▶ **Task details**:
Identify all lines of the data containing the string "script" and copy them.

▶ **Record set**:

────────────────────────────────────────

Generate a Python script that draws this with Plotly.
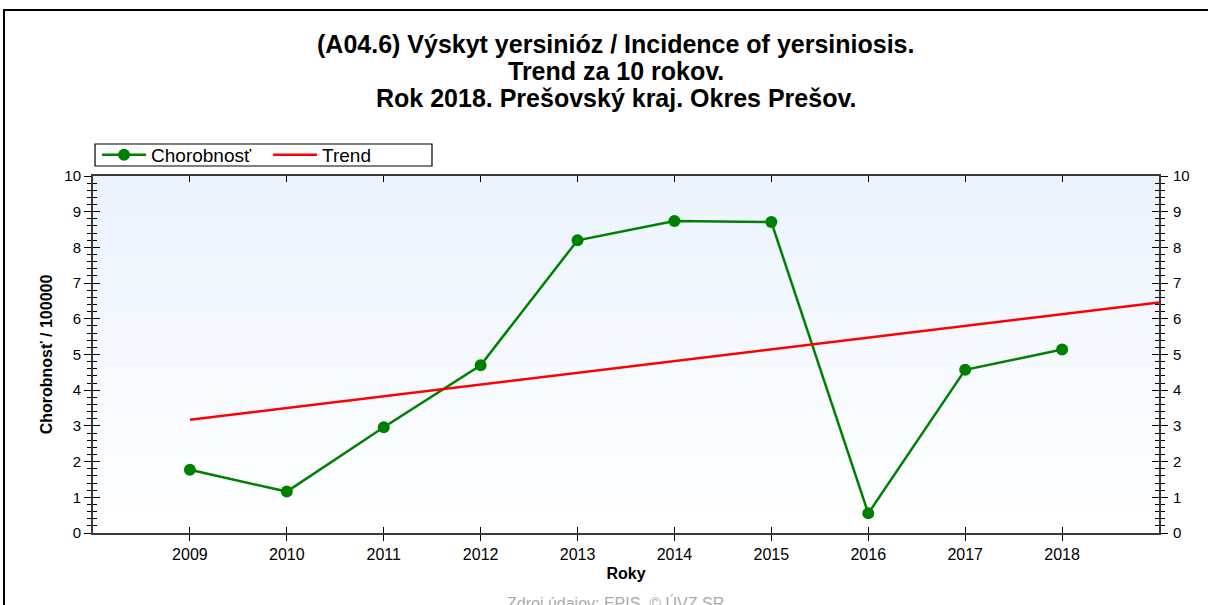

────────────────────────────────────────

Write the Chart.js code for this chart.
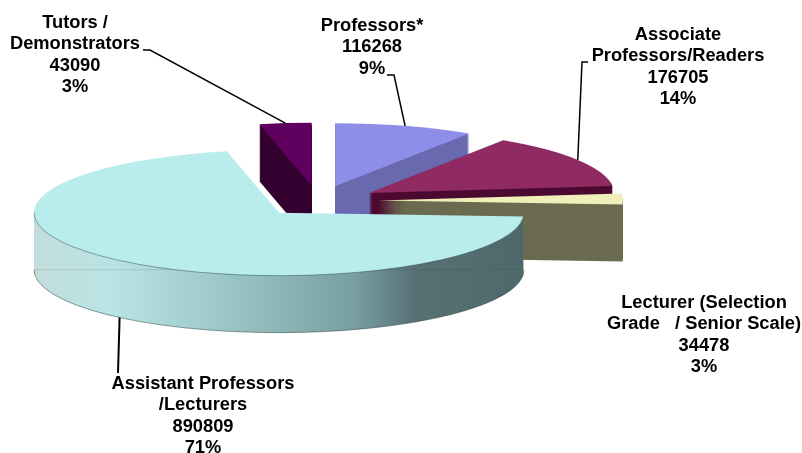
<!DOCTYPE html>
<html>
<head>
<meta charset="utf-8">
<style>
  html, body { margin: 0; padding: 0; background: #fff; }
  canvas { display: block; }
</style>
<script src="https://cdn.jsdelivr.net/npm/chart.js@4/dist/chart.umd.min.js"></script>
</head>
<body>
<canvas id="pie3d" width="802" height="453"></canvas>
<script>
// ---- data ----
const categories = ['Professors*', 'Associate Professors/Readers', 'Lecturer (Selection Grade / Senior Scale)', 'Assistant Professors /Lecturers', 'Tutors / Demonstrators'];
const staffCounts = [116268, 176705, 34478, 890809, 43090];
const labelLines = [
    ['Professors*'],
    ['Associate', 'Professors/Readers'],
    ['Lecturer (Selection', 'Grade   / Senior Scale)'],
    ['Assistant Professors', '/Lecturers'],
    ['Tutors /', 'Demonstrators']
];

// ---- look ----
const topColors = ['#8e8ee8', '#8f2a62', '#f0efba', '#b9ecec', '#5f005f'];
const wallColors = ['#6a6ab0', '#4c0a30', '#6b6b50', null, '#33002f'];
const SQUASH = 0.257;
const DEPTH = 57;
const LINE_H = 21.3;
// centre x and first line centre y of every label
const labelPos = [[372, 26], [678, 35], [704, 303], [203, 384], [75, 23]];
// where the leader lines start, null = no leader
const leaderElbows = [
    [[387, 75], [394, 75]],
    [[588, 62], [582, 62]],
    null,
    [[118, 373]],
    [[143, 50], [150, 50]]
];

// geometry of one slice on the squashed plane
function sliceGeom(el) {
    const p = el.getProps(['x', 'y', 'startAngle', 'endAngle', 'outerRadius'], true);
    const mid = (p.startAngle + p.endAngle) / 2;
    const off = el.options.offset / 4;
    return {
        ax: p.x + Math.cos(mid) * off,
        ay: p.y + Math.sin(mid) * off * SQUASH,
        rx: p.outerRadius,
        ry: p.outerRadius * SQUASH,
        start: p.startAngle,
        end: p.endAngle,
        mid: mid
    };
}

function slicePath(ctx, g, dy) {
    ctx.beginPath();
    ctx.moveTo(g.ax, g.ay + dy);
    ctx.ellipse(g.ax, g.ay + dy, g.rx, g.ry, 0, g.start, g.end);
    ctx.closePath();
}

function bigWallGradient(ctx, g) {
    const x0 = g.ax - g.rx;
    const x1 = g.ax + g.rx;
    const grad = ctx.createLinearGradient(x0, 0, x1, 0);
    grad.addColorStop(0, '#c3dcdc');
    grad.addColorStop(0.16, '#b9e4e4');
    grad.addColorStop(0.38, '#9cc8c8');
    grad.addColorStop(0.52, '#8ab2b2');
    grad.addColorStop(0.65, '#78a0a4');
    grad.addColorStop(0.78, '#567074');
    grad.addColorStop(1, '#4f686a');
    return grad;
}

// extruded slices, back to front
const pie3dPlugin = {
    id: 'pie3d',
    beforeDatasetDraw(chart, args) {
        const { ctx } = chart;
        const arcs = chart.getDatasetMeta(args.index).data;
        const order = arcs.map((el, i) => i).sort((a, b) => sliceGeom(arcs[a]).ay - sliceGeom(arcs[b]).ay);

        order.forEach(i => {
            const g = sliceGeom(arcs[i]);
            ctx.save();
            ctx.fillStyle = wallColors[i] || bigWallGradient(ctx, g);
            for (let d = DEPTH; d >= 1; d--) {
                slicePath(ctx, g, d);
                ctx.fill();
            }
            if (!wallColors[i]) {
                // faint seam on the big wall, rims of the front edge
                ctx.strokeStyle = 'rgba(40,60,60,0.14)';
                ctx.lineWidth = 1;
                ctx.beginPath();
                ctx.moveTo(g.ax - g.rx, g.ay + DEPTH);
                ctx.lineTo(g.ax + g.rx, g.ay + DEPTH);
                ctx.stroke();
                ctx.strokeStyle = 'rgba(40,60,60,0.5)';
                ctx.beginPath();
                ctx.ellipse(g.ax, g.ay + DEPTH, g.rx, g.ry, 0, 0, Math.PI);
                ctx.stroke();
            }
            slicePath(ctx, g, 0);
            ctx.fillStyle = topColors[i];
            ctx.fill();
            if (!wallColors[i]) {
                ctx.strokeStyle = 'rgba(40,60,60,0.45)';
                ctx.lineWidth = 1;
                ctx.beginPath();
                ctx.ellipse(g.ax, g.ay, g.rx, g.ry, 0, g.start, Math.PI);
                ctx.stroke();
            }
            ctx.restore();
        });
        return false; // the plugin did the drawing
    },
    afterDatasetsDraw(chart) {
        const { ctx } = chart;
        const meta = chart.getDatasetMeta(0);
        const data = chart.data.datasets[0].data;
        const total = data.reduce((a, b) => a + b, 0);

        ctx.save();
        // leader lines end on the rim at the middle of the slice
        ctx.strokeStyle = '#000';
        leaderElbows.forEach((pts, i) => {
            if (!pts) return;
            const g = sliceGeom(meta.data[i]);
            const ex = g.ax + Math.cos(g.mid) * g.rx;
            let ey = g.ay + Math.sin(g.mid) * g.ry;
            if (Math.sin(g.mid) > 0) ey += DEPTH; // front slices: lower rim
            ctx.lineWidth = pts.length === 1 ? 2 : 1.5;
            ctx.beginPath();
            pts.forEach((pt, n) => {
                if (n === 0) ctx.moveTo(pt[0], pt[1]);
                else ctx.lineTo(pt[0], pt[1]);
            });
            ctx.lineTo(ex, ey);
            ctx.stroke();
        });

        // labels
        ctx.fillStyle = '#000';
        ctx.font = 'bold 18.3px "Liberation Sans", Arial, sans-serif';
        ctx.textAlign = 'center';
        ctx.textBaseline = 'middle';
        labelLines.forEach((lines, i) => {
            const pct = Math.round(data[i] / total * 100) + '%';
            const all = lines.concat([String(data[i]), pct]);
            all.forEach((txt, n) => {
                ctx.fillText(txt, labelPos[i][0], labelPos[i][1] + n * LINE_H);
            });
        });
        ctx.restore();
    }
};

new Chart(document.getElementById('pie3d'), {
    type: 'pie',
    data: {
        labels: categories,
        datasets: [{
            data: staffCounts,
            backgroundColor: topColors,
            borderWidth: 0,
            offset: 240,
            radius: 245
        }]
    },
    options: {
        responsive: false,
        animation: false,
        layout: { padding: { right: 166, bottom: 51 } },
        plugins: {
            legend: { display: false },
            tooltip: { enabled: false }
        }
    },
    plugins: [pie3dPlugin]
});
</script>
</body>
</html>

────────────────────────────────────────

▶ **Output below**:
Generate a Python script that draws this with Plotly.
<script src="https://cdn.jsdelivr.net/npm/chart.js@4/dist/chart.umd.min.js"></script>
<script>
</script>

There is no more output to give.